In a labyrinthine plot featuring corrupt, orchid-growing millionaires, beautiful blondes, gray men with guns and the cynical, deeply romantic narrator-protagonsit Marlowe, we see Los Angeles of the 1940s as Marlowe looks for the truth about murder, pornography and, ultimately, loss.
The sheer genius of Chandler's writing-- aside from the accompished plot twists-- is his deceptively simple language, which sparkles, and his narrator's deadpan wit. From the descriptions of women ("Inside was a blonde. A blonde! A blonde to make a bishop kick a hole in a stained-glass window.") to the caustic remarks in the face of death ("She would either shoot me, or she wouldn't.") to his existential comments ("I needed a drink, I needed a lot of life insurance, I needed a vacation, I needed a home in the country. What I had was a coat, a hat and a gun"), Marlowe is as entertainign to lsiten to as he is to watch.

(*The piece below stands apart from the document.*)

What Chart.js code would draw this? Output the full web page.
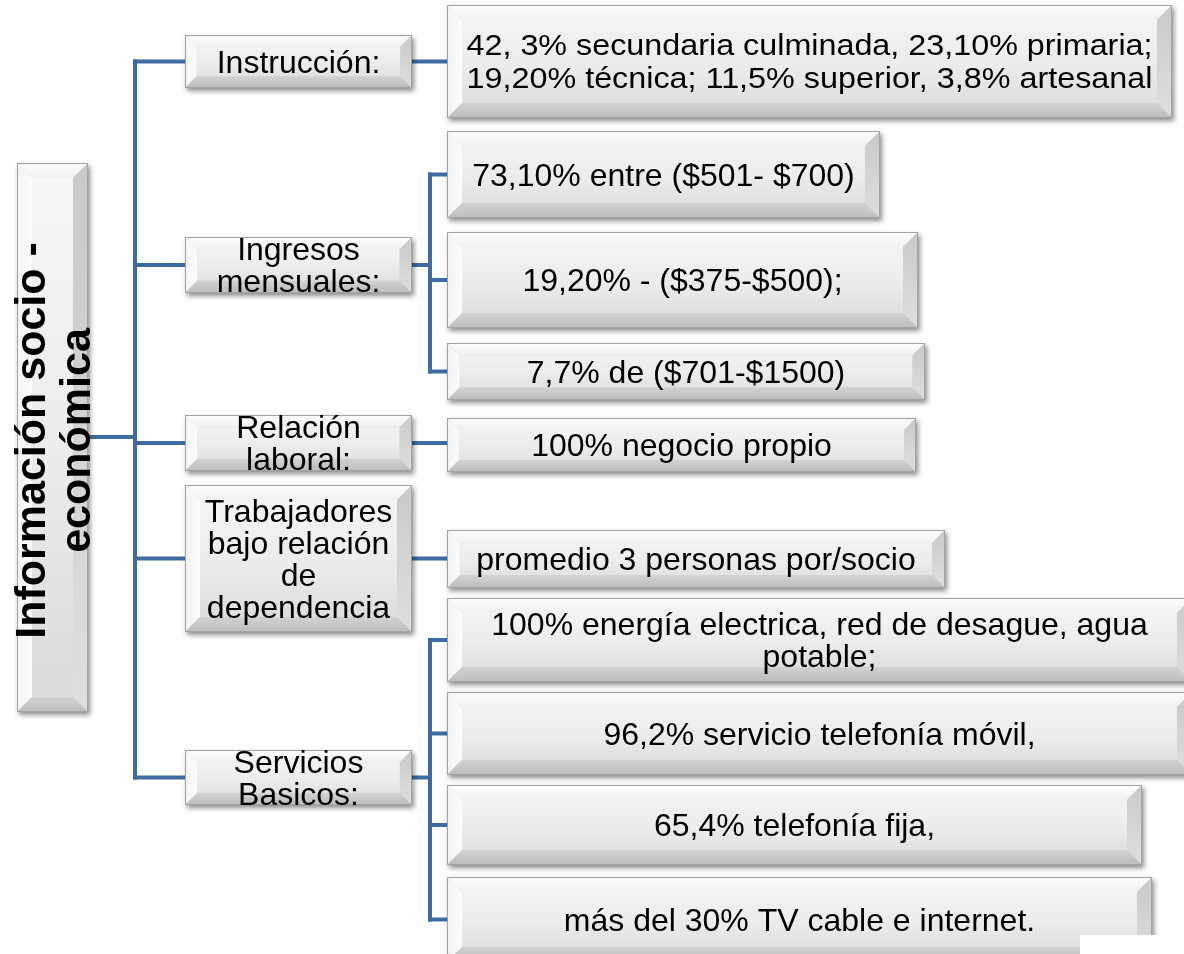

Chandler's achievement here goes beyond the action sequences, or the wit of his narrator, or the complexity of his plots. His narrator, the tough-as-nails Marlowe, appeals because he is profoundly romantic at heart, but doomed, like Hamlet, to be disappointed. Like Hamlet-- who writes a play to discover the origins of his misery-- Marlowe too is a storyteller, whose stories lead to one kind of understanding, where actions and sequences finally cohere. But Marlowe's dilemmas are Hamlet's, in that although he can tell the story, his sense of what it all means at the end is far from complete.
Chandler's stories are really about people who are lost. Marlowe's quest to find the body and re-tell the story-- although always successful-- is always undermined by his elliptical and understated awareness that, for all our ingenuity and striving, it all ultimately comes down, as it does for Hamlet and for all of us, to the big sleep.